Through the following decades, what was originally a religious procession took on gradually a more worldly outlook. The Ommegang of 1549 corresponds to a golden age of the procession. From the mid-16th century, the Ommegang not only celebrated the miraculous legend, but from 1549, became intertwined with the Joyous Entry of Holy Roman Emperor, Charles V, and his son, Philip II, then-crown prince of the Seventeen Provinces of the Netherlands. On that occasion, Brussels' elites wished to honour the Emperor and his son by organising spectacular equestrian parades in the Sablon and on the Grand-Place/Grote Markt. The Ommegang thus developed into an important religious and civil event in the city's annual calendar.

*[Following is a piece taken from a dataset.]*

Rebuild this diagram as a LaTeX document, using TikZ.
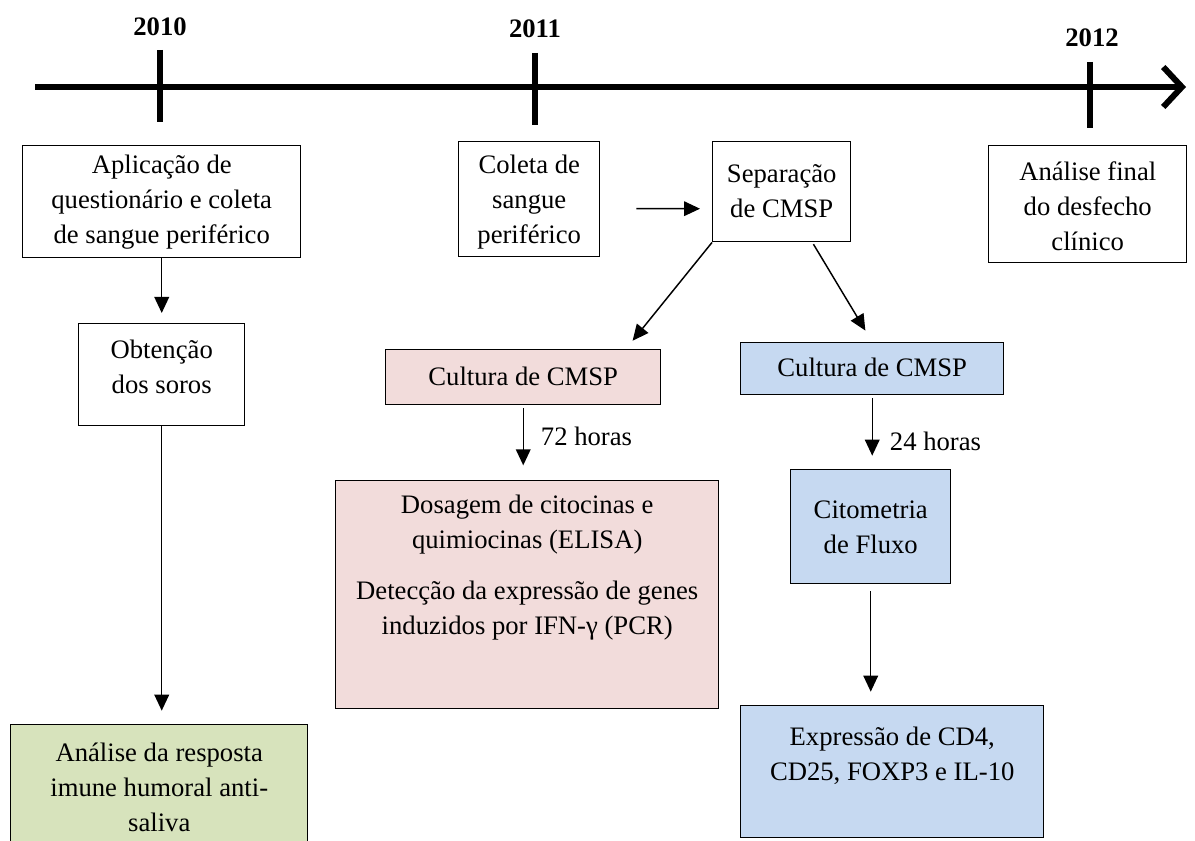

==Other examples of Ommegang==

Another famous Ommegang in Belgium is the Ros Beiaard Ommegang in Dendermonde. In this Ommegang, which is held every ten years, a giant wooden horse is displayed in the town centre. Four boys from the same family of Dendermonde have the honour to 'ride' the horse while it is on display.

The annual Ducasse in Ath has one of the largest of city giants: Gouyasse (Goliath).

An infrequent Ommegang, only held once every 25 years, is part of the Cavalcade of Hanswijck in Mechelen. The Ommegang element evolved from the annual procession around the city walls held since 1330 as a token of gratitude to Mechelen's patron Saint Rumbold who 'miraculously' ended a siege. A Ros Beiaard which is smaller but older than the one in Dendermonde is mounted in the same manner and the 'family' of six city giants stands out. As in other cities, the commemoration became located largely within its centre.

An Ommegang is held every twenty-five years to commemorate the transfer of the relics of Saints Herlindis and Relindis from the Sint-Anna Church in Aldeneik to Sint-Catharinakerk in Maaseik. The most recent was held in 2022.

Many of these traditions in Belgium and (with only two exceptions, formerly Flemish northern) France are protected as an oral and immaterial cultural legacy by UNESCO, with reference to physical artefacts such as Giants and Dragons (the latter referring to any kind of mythical animals) carried by humans.